W tym tygodniu nadal mamy do czynienia z neutralnym bilansem, aczkolwiek dziś rano delikatnie przeważa strona popytowa. Wszystko za sprawą faktu, że na pierwszy plan wybiły się pytania o to, jak będzie kształtować się sytuacja na rynku ropy naftowej i paliw w najbliższych miesiącach. O ile długoterminowo popyt może rozczarowywać, to przecież krótkoterminowo mamy do czynienia z sezonem letnich wyjazdów, który na ogół oznacza sezonowy wzrost popytu na paliwa.

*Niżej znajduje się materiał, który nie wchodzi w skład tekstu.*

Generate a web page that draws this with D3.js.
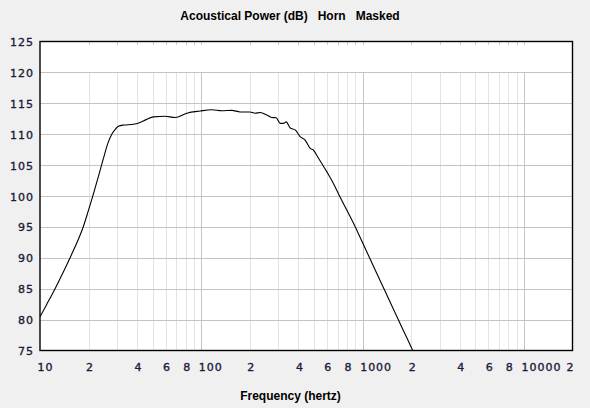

I to właśnie o podaż tych ostatnich pytań jest sporo. Niedostatki diesla już teraz dają się we znaki konsumentom w Europie, w tym m.in. ukraińskim rolnikom, którzy mają obawy, czy wystarczy im paliwa, aby przeprowadzić zbiory zbóż bez większych zakłóceń. Kwestia obniżonej podaży paliw zaczyna być ważna także na rynku amerykańskim. Wczoraj Amerykański Instytut Paliw podał, że według szacunków tej instytucji, zapasy benzyny w USA w poprzednim tygodniu spadły o 4,2 mln baryłek. Dzisiaj swoje dane na ten temat przedstawi Departament Rolnictwa USA (są one zaplanowane na godzinę 16:30 polskiego czasu).
Notowania ropy naftowej WTI – dane dzienne
Drożyzna na rynkach paliw sprawia, że pojawiły się spekulacje o możliwości ograniczenia ich eksportu ze Stanów Zjednoczonych. Amerykańska Sekretarz ds. Energii, Jennifer Granholm, wczoraj potwierdziła, że Biały Dom nie wyklucza żadnej opcji, jeśli chodzi o obniżenie notowań paliw w samych USA. Te słowa stanowią wsparcie dla notowań ropy naftowej i paliw, zwłaszcza w obliczu także ograniczonej ich podaży z Rosji i wciąż prawdopodobnego wprowadzenia europejskich sankcji na import rosyjskiej ropy.